Quite recently I found myself in a bit of trouble. You see, I was having a horrible day already, and it wasn’t even 8am yet. I had washed my clothes the night before, yet I had failed to put them in the dryer. I got ready to retrieve my clothes and realized that I had forgotten to put them in the dryer. Needless to say, I went to work with some wet clothes on. My car was (and still is) in the shop to be repaired, so I was driving a vehicle that was not mine, that I was not used to. It was my Mom’s vehicle (which brings me a lot of memories but I’ll save that for another post). I looked down and realized that I was going a bit too fast on the road and began to hit the brakes to slow down. When I looked back up, I saw the State Trooper sitting nice and pretty on the side of the road. As I passed him, he entered the roadway, immediately coming up behind me and turning on those blue lights. I thought, what a perfect way to start out a day (sarcastically).

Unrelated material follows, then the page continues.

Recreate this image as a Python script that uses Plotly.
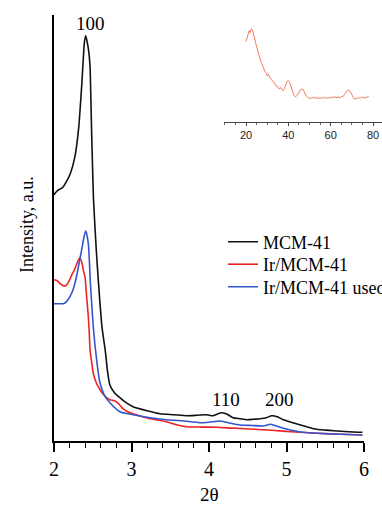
import plotly.graph_objects as go

# ---------------- data (main panel, intensity in arbitrary units) ----------------
mcm_x = [2.00, 2.03, 2.06, 2.09, 2.12, 2.16, 2.21, 2.27, 2.32, 2.34, 2.36, 2.38, 2.395, 2.41,
         2.43, 2.45, 2.465, 2.475, 2.486, 2.497, 2.51, 2.55, 2.59, 2.62, 2.66, 2.69, 2.72,
         2.78, 2.85, 2.93, 3.02, 3.2, 3.37, 3.55, 3.71, 3.85, 3.97, 4.05, 4.10, 4.16, 4.22,
         4.31, 4.40, 4.49, 4.58, 4.66, 4.74, 4.81, 4.88, 4.96, 5.06, 5.17, 5.28, 5.39, 5.50,
         5.61, 5.80, 5.98]
mcm_y = [246, 249, 251, 252, 254, 259, 267, 284, 314, 335, 358, 385, 400, 405,
         398, 388, 374, 345, 307, 275, 241, 185, 141, 113, 91, 70, 56,
         48, 43, 38, 34, 30, 27, 26, 25, 25.5, 26, 25, 26.5, 28, 27,
         23, 22, 21, 21.5, 22, 23, 25, 24, 21, 18.5, 16, 13.5, 11.4, 10.6,
         10, 9, 8.4]

ir_x = [2.00, 2.04, 2.08, 2.12, 2.15, 2.19, 2.23, 2.27, 2.31, 2.335, 2.36, 2.38, 2.40, 2.42,
        2.443, 2.455, 2.465, 2.49, 2.507, 2.54, 2.57, 2.64, 2.72, 2.78, 2.83, 2.89, 2.95,
        3.02, 3.12, 3.24, 3.35, 3.45, 3.58, 3.71, 3.90, 4.10, 4.30, 4.53, 4.75, 4.95, 5.17,
        5.40, 5.61, 5.80, 5.98]
ir_y = [161, 160, 157, 155, 155, 159, 166, 172, 180, 183, 178, 170, 164, 145,
        124, 108, 91, 76, 67.4, 59, 54, 46, 41, 40, 37.4, 32, 29,
        27, 24.5, 22, 20.5, 19, 16, 14, 13.6, 13.4, 12.6, 11.7, 10.7, 9.6, 8.4,
        7.5, 6.7, 6.2, 5.7]

used_x = [2.00, 2.06, 2.12, 2.16, 2.206, 2.25, 2.29, 2.33, 2.357, 2.385, 2.41, 2.443, 2.47,
          2.507, 2.55, 2.59, 2.66, 2.745, 2.85, 3.02, 3.2, 3.45, 3.65, 3.88, 4.0, 4.14,
          4.25, 4.4, 4.55, 4.70, 4.79, 4.86, 4.96, 5.17, 5.39, 5.61, 5.80, 5.98]
used_y = [137, 137, 137, 139, 144, 152, 164, 180, 191, 203, 210, 197, 157,
          114, 81, 59, 44, 36, 29, 26, 23.5, 21, 20, 18, 18.5, 19.7,
          18, 15.7, 15.2, 14.7, 16.4, 15, 12.4, 9, 7.4, 6.7, 6.2, 5.7]

series_names = ["MCM-41", "Ir/MCM-41", "Ir/MCM-41 used"]
series_colors = ["#111111", "#ee2222", "#3355cc"]

# ---------------- data (inset, wide-angle pattern) ----------------
inset_x = [20, 20.5, 21, 21.5, 22, 22.5, 23, 23.5, 24, 24.5, 25, 25.5, 26, 26.5, 27, 27.5,
           28, 28.5, 29, 29.5, 30, 30.5, 31, 31.5, 32, 32.5, 33, 33.5, 34, 34.5, 35, 35.5,
           36, 36.5, 37, 37.5, 38, 38.5, 39, 39.5, 40, 40.5, 41, 41.5, 42, 42.5, 43, 43.5,
           44, 44.5, 45, 45.5, 46, 46.5, 47, 47.5, 48, 48.5, 49, 49.5, 50, 50.5, 51, 51.5,
           52, 52.5, 53, 53.5, 54, 54.5, 55, 55.5, 56, 56.5, 57, 57.5, 58, 58.5, 59, 59.5,
           60, 60.5, 61, 61.5, 62, 62.5, 63, 63.5, 64, 64.5, 65, 65.5, 66, 66.5, 67, 67.5,
           68, 68.5, 69, 69.5, 70, 70.5, 71, 71.5, 72, 72.5, 73, 73.5, 74, 74.5, 75, 75.5,
           76, 76.5, 77, 77.5, 78]
inset_y = [80, 84, 88, 91, 89, 93, 92, 89, 84, 79, 75, 73, 68, 64, 60, 58,
           55, 53, 50, 49, 46, 47.5, 45, 43.5, 42, 41, 39, 38.5, 36, 35.5, 35, 33,
           33.5, 34, 32, 31, 32.5, 35, 38.5, 40.5, 41, 40, 37, 33, 29, 27, 25.5, 25,
           26, 27.5, 30, 31.5, 32.5, 32.5, 32, 30, 27.5, 25.5, 24.5, 24, 24, 23.2, 23.8, 24.6,
           23.4, 24.2, 23.5, 24.4, 23, 23.8, 24, 23.2, 23.6, 24.4, 23.5, 24.2, 24, 23.4, 23.8, 24.6,
           24.5, 23.8, 24, 24.8, 25, 24.2, 24, 24.9, 24.5, 24, 25, 25.4, 25.5, 27, 29, 30.5,
           31.5, 31.8, 31, 29.5, 27, 24.5, 23, 22.6, 23.5, 23.2, 24, 23.6, 23.5, 24.4, 24.5, 23.8,
           24, 24.6, 24.5, 25.2, 25]

W, H = 382, 505
serif = "Liberation Serif, Times New Roman, serif"

fig = go.Figure()
legend_ids = ["legend", "legend2", "legend3"]
legend_rows = [242, 264.5, 287]
for xs, ys, nm, col, lg in [(mcm_x, mcm_y, series_names[0], series_colors[0], legend_ids[0]),
                            (ir_x, ir_y, series_names[1], series_colors[1], legend_ids[1]),
                            (used_x, used_y, series_names[2], series_colors[2], legend_ids[2])]:
    fig.add_trace(go.Scatter(x=xs, y=ys, mode="lines", name=nm, legend=lg,
                             line=dict(color=col, width=1.6, shape="spline", smoothing=0.6),
                             xaxis="x", yaxis="y"))

fig.add_trace(go.Scatter(x=inset_x, y=inset_y, mode="lines", showlegend=False,
                         line=dict(color="#f07a5c", width=1), xaxis="x2", yaxis="y2"))

legend_common = dict(x=223 / W, xanchor="left", yanchor="middle",
                     font=dict(family=serif, size=18, color="black"),
                     bgcolor="rgba(0,0,0,0)", borderwidth=0, itemwidth=30)

fig.update_layout(
    width=W, height=H,
    margin=dict(l=0, r=0, t=0, b=0, autoexpand=False),
    paper_bgcolor="white", plot_bgcolor="rgba(0,0,0,0)",
    font=dict(family=serif, color="black"),
    showlegend=True,
    legend=dict(y=1 - legend_rows[0] / H, **legend_common),
    legend2=dict(y=1 - legend_rows[1] / H, **legend_common),
    legend3=dict(y=1 - legend_rows[2] / H, **legend_common),
    xaxis=dict(domain=[54 / W, 364 / W], range=[2, 6], showline=True, linecolor="black",
               linewidth=1.8, showgrid=False, zeroline=False, ticks="outside", ticklen=9,
               tickwidth=1.5, tickcolor="black", tickvals=[2, 3, 4, 5, 6],
               tickfont=dict(family=serif, size=20, color="black"),
               minor=dict(ticks="outside", ticklen=5, tickwidth=1.2, tickcolor="black",
                          dtick=0.2, showgrid=False),
               anchor="y"),
    yaxis=dict(domain=[1 - 440.7 / H, 1 - 15 / H], range=[0, 425.7], showline=True,
               linecolor="black", linewidth=1.8, showgrid=False, zeroline=False,
               showticklabels=False, ticks="", anchor="x"),
    xaxis2=dict(domain=[224 / W, 1.0], range=[9.6, 84.25], showline=True, linecolor="#444444",
                linewidth=1, showgrid=False, zeroline=False, ticks="outside", ticklen=3,
                tickwidth=1, tickcolor="#444444", tickvals=[20, 40, 60, 80],
                tickfont=dict(family="Liberation Sans, Arial, sans-serif", size=11, color="#222222"),
                minor=dict(ticks="outside", ticklen=2, tickwidth=1, tickcolor="#666666",
                           dtick=5, tick0=0, showgrid=False),
                anchor="y2"),
    yaxis2=dict(domain=[1 - 121.7 / H, 1 - 20 / H], range=[0, 101.7], visible=False,
                anchor="x2"),
)

fig.add_annotation(x=2.465, y=417.7, xref="x", yref="y", text="100", showarrow=False,
                   xanchor="center", yanchor="middle",
                   font=dict(family=serif, size=19, color="black"))
fig.add_annotation(x=4.215, y=41.7, xref="x", yref="y", text="110", showarrow=False,
                   xanchor="center", yanchor="middle",
                   font=dict(family=serif, size=19, color="black"))
fig.add_annotation(x=4.91, y=41.7, xref="x", yref="y", text="200", showarrow=False,
                   xanchor="center", yanchor="middle",
                   font=dict(family=serif, size=19, color="black"))
fig.add_annotation(x=27 / W, y=1 - 225 / H, xref="paper", yref="paper", text="Intensity, a.u.",
                   textangle=-90, showarrow=False, xanchor="center", yanchor="middle",
                   font=dict(family=serif, size=18, color="black"))
fig.add_annotation(x=209 / W, y=1 - 494 / H, xref="paper", yref="paper", text="2θ",
                   showarrow=False, xanchor="center", yanchor="middle",
                   font=dict(family=serif, size=19, color="black"))

fig.write_html("out.html", config={"displayModeBar": False},
               post_script="document.body.style.margin='0';document.body.style.overflow='hidden';")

I pulled over on the side of the road as soon as I found a place safe, and rolled down my window, retrieving my identification. He kept it short and sweet, saying, “I pulled you over because you were speeding. [Too fast] in a [normal speed]. Can I see your identification please?” So I gave it to him. At that point, I had a choice. He asked me if I knew I was speeding. I could have told him no, that I had no idea, and made up some excuse about how I could have possibly been speeding. Or, I could have chosen to admit that I was wrong, that I was speeding, and then accept the consequences of my actions, regardless the circumstances of what caused them. Needless to say, I admitted that I was speeding, and I told him the truth, however simple it was. “I am driving a car that I am not used to and mine is in the shop. I realized that I was speeding, then looked up and saw you.” He then walked to his car and proceeded to do what I was on my way to do…his job. After what seemed like a long time, he came back and handed me my citation and gave me a clear explanation of what I was expected to do and had the options to do, and then he handed me my license back. In those words he said, “because you were cooperative…” which took me aback. I can’t imagine how many people might give him a hard time with what he does. So I accepted my citation and told him “thank you” with a smile.
You see, often time we are faced with the consequences of our own choices, our own actions, our own behaviors. Even in our mental health recovery journey. You see, I have the choice to recover. I have the choice to admit when I have made a mistake. To admit when I am wrong. To admit when I need help. I have the choice to choose how I will respond to others, how I will treat them, talk to them, and how I will love them. Too often we are so scared of the bad consequences that we fail to realize that there are good consequences as well. Mental health is hard. Choosing to admit that we need help is hard.
The way of a fool is right in his own eyes, but a wise man listens to advice.
What different choices are you going to make today?